Exercise requirements = Go through the listing and set it down exactly, leaving out its pictures.

Raw data =
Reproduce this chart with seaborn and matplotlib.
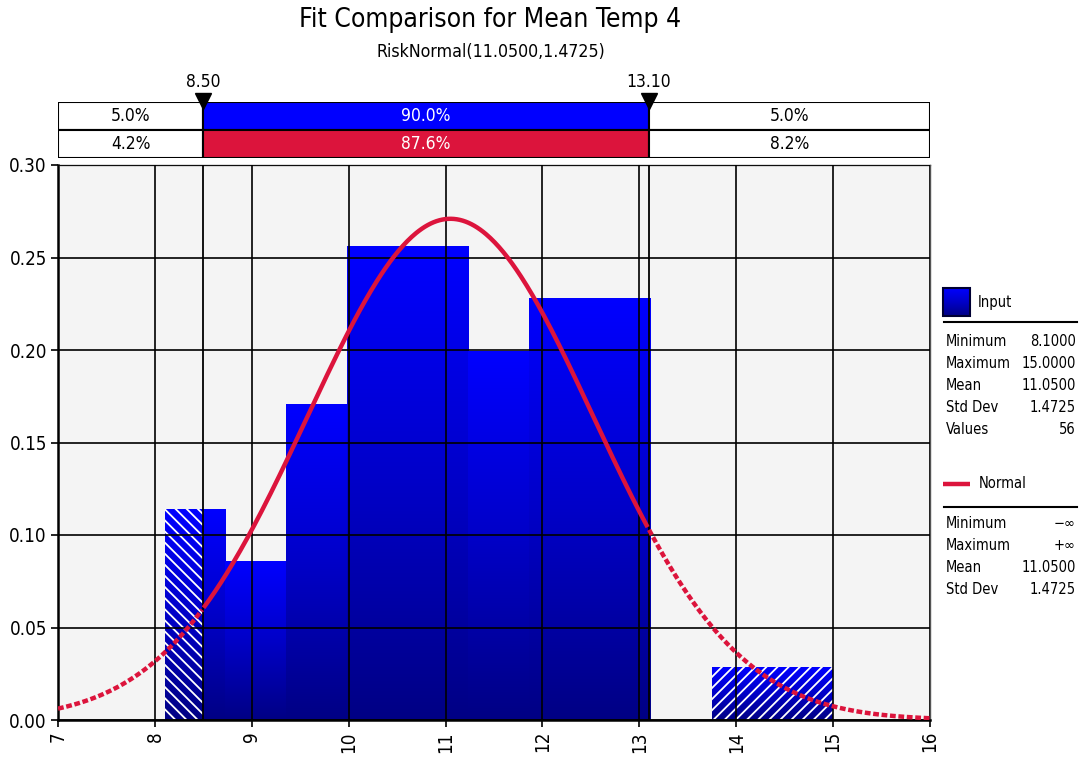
#!/usr/bin/env python3

import numpy as np
import matplotlib
matplotlib.use("Agg")
import matplotlib.pyplot as plt
import seaborn as sns
from matplotlib.colors import LinearSegmentedColormap
from matplotlib.patches import Rectangle

# data
bin_edges = [8.1, 8.7273, 9.3545, 9.9818, 10.6091, 11.2364,
             11.8636, 12.4909, 13.1182, 13.7455, 14.3727, 15.0]
bin_counts = [4, 3, 6, 9, 9, 7, 8, 8, 0, 1, 1]

fit_mean = 11.05
fit_std = 1.4725
marks = [8.50, 13.10]
input_pct = ["5.0%", "90.0%", "5.0%"]
fit_pct = ["4.2%", "87.6%", "8.2%"]

stat_names = ["Minimum", "Maximum", "Mean", "Std Dev", "Values"]
input_stats = ["8.1000", "15.0000", "11.0500", "1.4725", "56"]
fit_stat_names = ["Minimum", "Maximum", "Mean", "Std Dev"]
fit_stats = ["\u2212\u221e", "+\u221e", "11.0500", "1.4725"]

x_min, x_max = 7, 16
y_ticks = [0.00, 0.05, 0.10, 0.15, 0.20, 0.25, 0.30]

BLUE = "#0000FF"
NAVY = "#000084"
RED = "#DC143C"

plt.rcParams["font.family"] = ["DejaVu Sans"]
plt.rcParams["font.stretch"] = "condensed"
plt.rcParams["hatch.linewidth"] = 1.3
plt.rcParams["hatch.color"] = "white"

W, H = 1082, 763
fig = plt.figure(figsize=(W / 100, H / 100), dpi=100)


def fx(px):
    return px / W


def fy(py):
    return 1 - py / H


ax = fig.add_axes([fx(58), fy(720), fx(930 - 58), (720 - 165) / H])
ax.set_facecolor("#F4F4F4")

# histogram (density) from the bin counts
centers = [(a + b) / 2 for a, b in zip(bin_edges[:-1], bin_edges[1:])]
sns.histplot(x=centers, weights=bin_counts, bins=bin_edges, stat="density",
             ax=ax, element="bars")

grad_cmap = LinearSegmentedColormap.from_list("bluegrad", [NAVY, "#0000C8", BLUE])
grad = np.linspace(0, 1, 256).reshape(-1, 1)

bars = list(ax.patches)
for p in bars:
    p.set_facecolor("none")
    p.set_linewidth(0)
    x0, w, h = p.get_x(), p.get_width(), p.get_height()
    if h <= 0:
        continue
    ax.imshow(grad, cmap=grad_cmap, origin="lower", aspect="auto",
              extent=[x0, x0 + w, 0, h], zorder=1, interpolation="bicubic")

# hatched tails outside the marked range
for p in bars:
    x0, w, h = p.get_x(), p.get_width(), p.get_height()
    if h <= 0:
        continue
    if marks[0] - x0 > 0.03:
        ax.bar(x0, h, width=min(x0 + w, marks[0]) - x0, align="edge",
               facecolor="none", edgecolor="white", linewidth=0,
               hatch="\\\\\\", zorder=1.5)
    if x0 + w - marks[1] > 0.03:
        left = max(x0, marks[1])
        ax.bar(left, h, width=x0 + w - left, align="edge",
               facecolor="none", edgecolor="white", linewidth=0,
               hatch="///", zorder=1.5)

# fitted normal curve
xs = np.linspace(x_min, x_max, 600)
ys = np.exp(-0.5 * ((xs - fit_mean) / fit_std) ** 2) / (fit_std * np.sqrt(2 * np.pi))
inside = (xs >= marks[0]) & (xs <= marks[1])
sns.lineplot(x=xs[inside], y=ys[inside], ax=ax, color=RED, lw=3.2,
             zorder=4, solid_capstyle="butt")
for sel in [xs <= marks[0], xs >= marks[1]]:
    ax.plot(xs[sel], ys[sel], color=RED, lw=3.2, zorder=4,
            linestyle=(0, (1.3, 0.6)), dash_capstyle="butt")

for m in marks:
    ax.axvline(m, color="black", lw=1.3, zorder=3)

ax.set_xlim(x_min, x_max)
ax.set_ylim(0, 0.30)
ax.set_xticks(range(x_min, x_max + 1))
ax.set_yticks(y_ticks)
ax.set_yticklabels([f"{v:.2f}" for v in y_ticks])
ax.set_xlabel("")
ax.set_ylabel("")
ax.grid(True, color="black", lw=1.2)
ax.set_axisbelow(False)
for line in ax.get_xgridlines() + ax.get_ygridlines():
    line.set_zorder(2.5)
ax.tick_params(axis="both", labelsize=13.5, length=5, width=1.2, color="black")
ax.tick_params(axis="x", labelrotation=90, pad=3)
ax.tick_params(axis="y", pad=3)
for side in ["left", "bottom"]:
    ax.spines[side].set_linewidth(1.8)
    ax.spines[side].set_color("black")
for side in ["top", "right"]:
    ax.spines[side].set_linewidth(1.0)
    ax.spines[side].set_color("#555555")

# percentile table above the plot
tax = fig.add_axes([fx(58), fy(158), fx(930 - 58), (158 - 102) / H])
tax.set_xlim(x_min, x_max)
tax.set_ylim(0, 2)
seg_left = [x_min, marks[0], marks[1]]
seg_width = [marks[0] - x_min, marks[1] - marks[0], x_max - marks[1]]
for row_y, labels, mid_col in [(1.5, input_pct, BLUE), (0.5, fit_pct, RED)]:
    cols = ["white", mid_col, "white"]
    tax.barh([row_y] * 3, seg_width, left=seg_left, height=1.0, color=cols,
             edgecolor="black", linewidth=1.5)
    for l, w, lab, c in zip(seg_left, seg_width, labels, cols):
        tax.text(l + w / 2, row_y, lab, ha="center", va="center",
                 fontsize=12.5, color="white" if c != "white" else "black")
tax.axis("off")
for m in marks:
    tax.plot([m], [2.05], marker="v", color="black", markersize=11,
             clip_on=False, zorder=5)
    tax.text(m, 2.72, f"{m:.2f}", ha="center", va="center", fontsize=12.5,
             clip_on=False)

fig.text(fx(490), fy(20), "Fit Comparison for Mean Temp 4", ha="center",
         va="center", fontsize=19)
fig.text(fx(491), fy(52), "RiskNormal(11.0500,1.4725)", ha="center",
         va="center", fontsize=12.7)

# legend panel on the right (pixel coordinates)
lax = fig.add_axes([0, 0, 1, 1], facecolor="none")
lax.set_xlim(0, W)
lax.set_ylim(H, 0)
lax.axis("off")
lax.imshow(grad, cmap=grad_cmap, origin="lower", aspect="auto",
           extent=[943, 970, 316, 288])
lax.add_patch(Rectangle((943, 288), 27, 28, fill=False, edgecolor="#000033", lw=1.5))
lax.set_xlim(0, W)
lax.set_ylim(H, 0)
lax.text(978, 302, "Input", va="center", fontsize=10.5)
lax.plot([944, 1077], [322, 322], color="black", lw=1.5)
for i, (n, v) in enumerate(zip(stat_names, input_stats)):
    y = 341 + i * 22.2
    lax.text(946, y, n, va="center", fontsize=10.5)
    lax.text(1076, y, v, va="center", ha="right", fontsize=10.5)

lax.plot([943, 970], [484, 484], color=RED, lw=3.2, solid_capstyle="butt")
lax.text(979, 484, "Normal", va="center", fontsize=10.5)
lax.plot([944, 1077], [507, 507], color="black", lw=1.5)
for i, (n, v) in enumerate(zip(fit_stat_names, fit_stats)):
    y = 523 + i * 22.2
    lax.text(946, y, n, va="center", fontsize=10.5)
    lax.text(1076, y, v, va="center", ha="right", fontsize=10.5)

fig.savefig("out.png", dpi=100)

Solved problem =
Reproduce this chart with seaborn and matplotlib.
#!/usr/bin/env python3

import numpy as np
import matplotlib
matplotlib.use("Agg")
import matplotlib.pyplot as plt
import seaborn as sns
from matplotlib.colors import LinearSegmentedColormap
from matplotlib.patches import Rectangle

# data
bin_edges = [8.1, 8.7273, 9.3545, 9.9818, 10.6091, 11.2364,
             11.8636, 12.4909, 13.1182, 13.7455, 14.3727, 15.0]
bin_counts = [4, 3, 6, 9, 9, 7, 8, 8, 0, 1, 1]

fit_mean = 11.05
fit_std = 1.4725
marks = [8.50, 13.10]
input_pct = ["5.0%", "90.0%", "5.0%"]
fit_pct = ["4.2%", "87.6%", "8.2%"]

stat_names = ["Minimum", "Maximum", "Mean", "Std Dev", "Values"]
input_stats = ["8.1000", "15.0000", "11.0500", "1.4725", "56"]
fit_stat_names = ["Minimum", "Maximum", "Mean", "Std Dev"]
fit_stats = ["\u2212\u221e", "+\u221e", "11.0500", "1.4725"]

x_min, x_max = 7, 16
y_ticks = [0.00, 0.05, 0.10, 0.15, 0.20, 0.25, 0.30]

BLUE = "#0000FF"
NAVY = "#000084"
RED = "#DC143C"

plt.rcParams["font.family"] = ["DejaVu Sans"]
plt.rcParams["font.stretch"] = "condensed"
plt.rcParams["hatch.linewidth"] = 1.3
plt.rcParams["hatch.color"] = "white"

W, H = 1082, 763
fig = plt.figure(figsize=(W / 100, H / 100), dpi=100)


def fx(px):
    return px / W


def fy(py):
    return 1 - py / H


ax = fig.add_axes([fx(58), fy(720), fx(930 - 58), (720 - 165) / H])
ax.set_facecolor("#F4F4F4")

# histogram (density) from the bin counts
centers = [(a + b) / 2 for a, b in zip(bin_edges[:-1], bin_edges[1:])]
sns.histplot(x=centers, weights=bin_counts, bins=bin_edges, stat="density",
             ax=ax, element="bars")

grad_cmap = LinearSegmentedColormap.from_list("bluegrad", [NAVY, "#0000C8", BLUE])
grad = np.linspace(0, 1, 256).reshape(-1, 1)

bars = list(ax.patches)
for p in bars:
    p.set_facecolor("none")
    p.set_linewidth(0)
    x0, w, h = p.get_x(), p.get_width(), p.get_height()
    if h <= 0:
        continue
    ax.imshow(grad, cmap=grad_cmap, origin="lower", aspect="auto",
              extent=[x0, x0 + w, 0, h], zorder=1, interpolation="bicubic")

# hatched tails outside the marked range
for p in bars:
    x0, w, h = p.get_x(), p.get_width(), p.get_height()
    if h <= 0:
        continue
    if marks[0] - x0 > 0.03:
        ax.bar(x0, h, width=min(x0 + w, marks[0]) - x0, align="edge",
               facecolor="none", edgecolor="white", linewidth=0,
               hatch="\\\\\\", zorder=1.5)
    if x0 + w - marks[1] > 0.03:
        left = max(x0, marks[1])
        ax.bar(left, h, width=x0 + w - left, align="edge",
               facecolor="none", edgecolor="white", linewidth=0,
               hatch="///", zorder=1.5)

# fitted normal curve
xs = np.linspace(x_min, x_max, 600)
ys = np.exp(-0.5 * ((xs - fit_mean) / fit_std) ** 2) / (fit_std * np.sqrt(2 * np.pi))
inside = (xs >= marks[0]) & (xs <= marks[1])
sns.lineplot(x=xs[inside], y=ys[inside], ax=ax, color=RED, lw=3.2,
             zorder=4, solid_capstyle="butt")
for sel in [xs <= marks[0], xs >= marks[1]]:
    ax.plot(xs[sel], ys[sel], color=RED, lw=3.2, zorder=4,
            linestyle=(0, (1.3, 0.6)), dash_capstyle="butt")

for m in marks:
    ax.axvline(m, color="black", lw=1.3, zorder=3)

ax.set_xlim(x_min, x_max)
ax.set_ylim(0, 0.30)
ax.set_xticks(range(x_min, x_max + 1))
ax.set_yticks(y_ticks)
ax.set_yticklabels([f"{v:.2f}" for v in y_ticks])
ax.set_xlabel("")
ax.set_ylabel("")
ax.grid(True, color="black", lw=1.2)
ax.set_axisbelow(False)
for line in ax.get_xgridlines() + ax.get_ygridlines():
    line.set_zorder(2.5)
ax.tick_params(axis="both", labelsize=13.5, length=5, width=1.2, color="black")
ax.tick_params(axis="x", labelrotation=90, pad=3)
ax.tick_params(axis="y", pad=3)
for side in ["left", "bottom"]:
    ax.spines[side].set_linewidth(1.8)
    ax.spines[side].set_color("black")
for side in ["top", "right"]:
    ax.spines[side].set_linewidth(1.0)
    ax.spines[side].set_color("#555555")

# percentile table above the plot
tax = fig.add_axes([fx(58), fy(158), fx(930 - 58), (158 - 102) / H])
tax.set_xlim(x_min, x_max)
tax.set_ylim(0, 2)
seg_left = [x_min, marks[0], marks[1]]
seg_width = [marks[0] - x_min, marks[1] - marks[0], x_max - marks[1]]
for row_y, labels, mid_col in [(1.5, input_pct, BLUE), (0.5, fit_pct, RED)]:
    cols = ["white", mid_col, "white"]
    tax.barh([row_y] * 3, seg_width, left=seg_left, height=1.0, color=cols,
             edgecolor="black", linewidth=1.5)
    for l, w, lab, c in zip(seg_left, seg_width, labels, cols):
        tax.text(l + w / 2, row_y, lab, ha="center", va="center",
                 fontsize=12.5, color="white" if c != "white" else "black")
tax.axis("off")
for m in marks:
    tax.plot([m], [2.05], marker="v", color="black", markersize=11,
             clip_on=False, zorder=5)
    tax.text(m, 2.72, f"{m:.2f}", ha="center", va="center", fontsize=12.5,
             clip_on=False)

fig.text(fx(490), fy(20), "Fit Comparison for Mean Temp 4", ha="center",
         va="center", fontsize=19)
fig.text(fx(491), fy(52), "RiskNormal(11.0500,1.4725)", ha="center",
         va="center", fontsize=12.7)

# legend panel on the right (pixel coordinates)
lax = fig.add_axes([0, 0, 1, 1], facecolor="none")
lax.set_xlim(0, W)
lax.set_ylim(H, 0)
lax.axis("off")
lax.imshow(grad, cmap=grad_cmap, origin="lower", aspect="auto",
           extent=[943, 970, 316, 288])
lax.add_patch(Rectangle((943, 288), 27, 28, fill=False, edgecolor="#000033", lw=1.5))
lax.set_xlim(0, W)
lax.set_ylim(H, 0)
lax.text(978, 302, "Input", va="center", fontsize=10.5)
lax.plot([944, 1077], [322, 322], color="black", lw=1.5)
for i, (n, v) in enumerate(zip(stat_names, input_stats)):
    y = 341 + i * 22.2
    lax.text(946, y, n, va="center", fontsize=10.5)
    lax.text(1076, y, v, va="center", ha="right", fontsize=10.5)

lax.plot([943, 970], [484, 484], color=RED, lw=3.2, solid_capstyle="butt")
lax.text(979, 484, "Normal", va="center", fontsize=10.5)
lax.plot([944, 1077], [507, 507], color="black", lw=1.5)
for i, (n, v) in enumerate(zip(fit_stat_names, fit_stats)):
    y = 523 + i * 22.2
    lax.text(946, y, n, va="center", fontsize=10.5)
    lax.text(1076, y, v, va="center", ha="right", fontsize=10.5)

fig.savefig("out.png", dpi=100)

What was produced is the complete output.